Let $\{\varphi_n(t) =\frac{1}{\sqrt{2\pi}} e^{int}\}_{n\in \mathbb Z}$ be the known trigonometric orthonormal basis for $L_2[−\pi, \pi]$.
Show that $\varphi_n$ is an eigenvector of the eigenvalue $\langle h(t), e^{int}\rangle$ for the linear operator $T$. Write $T(f)$ as $\sum \limits _{n \in \mathbb Z} \mu_n \langle f, \varphi_n\rangle \varphi_n$.
I have the first part but how do I write $T(f)$ as $\sum \limits_{n \in \mathbb Z} \mu_n \langle f, \varphi_n\rangle \varphi_n$?

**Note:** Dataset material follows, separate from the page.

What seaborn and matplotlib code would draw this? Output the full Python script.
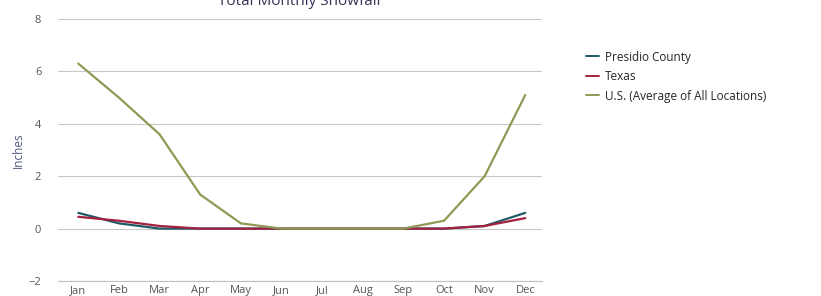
import numpy as np
import pandas as pd
import seaborn as sns
import matplotlib.pyplot as plt

months = ['Jan', 'Feb', 'Mar', 'Apr', 'May', 'Jun', 'Jul', 'Aug', 'Sep', 'Oct', 'Nov', 'Dec']
presidio = [0.6, 0.2, 0.0, 0.0, 0.0, 0.0, 0.0, 0.0, 0.0, 0.0, 0.1, 0.6]
texas = [0.45, 0.3, 0.1, 0.0, 0.0, 0.0, 0.0, 0.0, 0.0, 0.0, 0.1, 0.4]
us_avg = [6.3, 5.0, 3.6, 1.3, 0.2, 0.0, 0.0, 0.0, 0.0, 0.3, 2.0, 5.1]

series_names = ['Presidio County', 'Texas', 'U.S. (Average of All Locations)']
colors = ['#1f5b68', '#a3213f', '#8e9a55']

df = pd.DataFrame({
    'month': list(range(12)) * 3,
    'value': presidio + texas + us_avg,
    'series': [series_names[0]] * 12 + [series_names[1]] * 12 + [series_names[2]] * 12,
})

sns.set_style('white')
plt.rcParams['font.family'] = ['Open Sans', 'DejaVu Sans']

fig = plt.figure(figsize=(8.21, 2.96), dpi=100)
ax = fig.add_axes([0.0706, 0.0507, 0.589, 0.885])

sns.lineplot(data=df, x='month', y='value', hue='series', palette=colors,
             linewidth=1.6, ax=ax, legend=True)

ax.set_xlim(-0.5, 11.4)
ax.set_ylim(-2, 8)
ax.set_yticks([-2, 0, 2, 4, 6, 8])
ax.set_yticklabels(['\u22122', '0', '2', '4', '6', '8'])
ax.set_xticks(range(12))
ax.set_xticklabels(months)
ax.set_xticks(np.arange(-0.5, 11.5, 1), minor=True)
ax.tick_params(axis='x', which='major', length=0, labelsize=8, colors='#555555', pad=3)
ax.tick_params(axis='x', which='minor', length=4, color='#c0c0c0')
ax.tick_params(axis='y', length=0, labelsize=8, colors='#555555', pad=12)
ax.grid(axis='y', color='#c8c8c8', linewidth=0.8)
for s in ['top', 'right', 'left']:
    ax.spines[s].set_visible(False)
ax.spines['bottom'].set_color('#c0c0c0')
ax.set_xlabel('')
ax.set_ylabel('Inches', color='#4d5a80', fontsize=8.5, labelpad=3)

ax.set_title('Total Monthly Snowfall', fontsize=11, color='#333355', y=1.02)

leg = ax.legend(loc='upper left', bbox_to_anchor=(1.07, 0.92), frameon=False,
                fontsize=8.5, handlelength=1.1, handletextpad=0.5, labelspacing=0.55)
for line in leg.get_lines():
    line.set_linewidth(1.4)

fig.savefig('out.png', dpi=100)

Notice that you may expand $h$ as $h = \sum \limits _{n \in \Bbb Z} a_n \varphi_n$, so that
$$h (t-s) = \sum \limits _{n \in \Bbb Z} a_n \varphi_n (t-s) = \sum \limits _{n \in \Bbb Z} a_n \frac 1 {\sqrt {2 \pi}} \Bbb e ^{\textrm i n (t-s)} = \sum \limits _{n \in \Bbb Z} \sqrt {2 \pi} a_n \varphi_n (t) \overline {\varphi_n (s)} .$$
Inputting this in the integral that gives $T$ produces
$$\begin{align} (Tf) (t) =& \int \limits _{-\pi} ^\pi \sum \limits _{n \in \Bbb Z} \sqrt {2 \pi} a_n \varphi_n (t) \overline {\varphi_n (s)} f(s) \ \Bbb d s \\ =& \sum \limits _{n \in \Bbb Z} \sqrt {2 \pi} a_n \int \limits _{-\pi} ^\pi f(s) \overline {\varphi_n (s)} \ \Bbb d s \ \varphi_n (t) \\ =& \sum \limits _{n \in \Bbb Z} 2 \pi \sqrt {2 \pi} a_n \langle f, \varphi_n \rangle \ \varphi_n (t) \end{align}$$
and if you let $\mu_n = \sqrt {2\pi}^3 a_n$ and also drop the argument $t$, the above rewrites as
$$Tf = \sum \limits _{n \in \Bbb Z} \mu_n \langle f, \varphi_n \rangle \ \varphi_n .$$
(The $2\pi$ comes from the fact that $\langle f, g \rangle = \frac 1 {2\pi} \int \limits _{-\pi} ^\pi f(s) \overline {g(s)} \ \Bbb d s$.)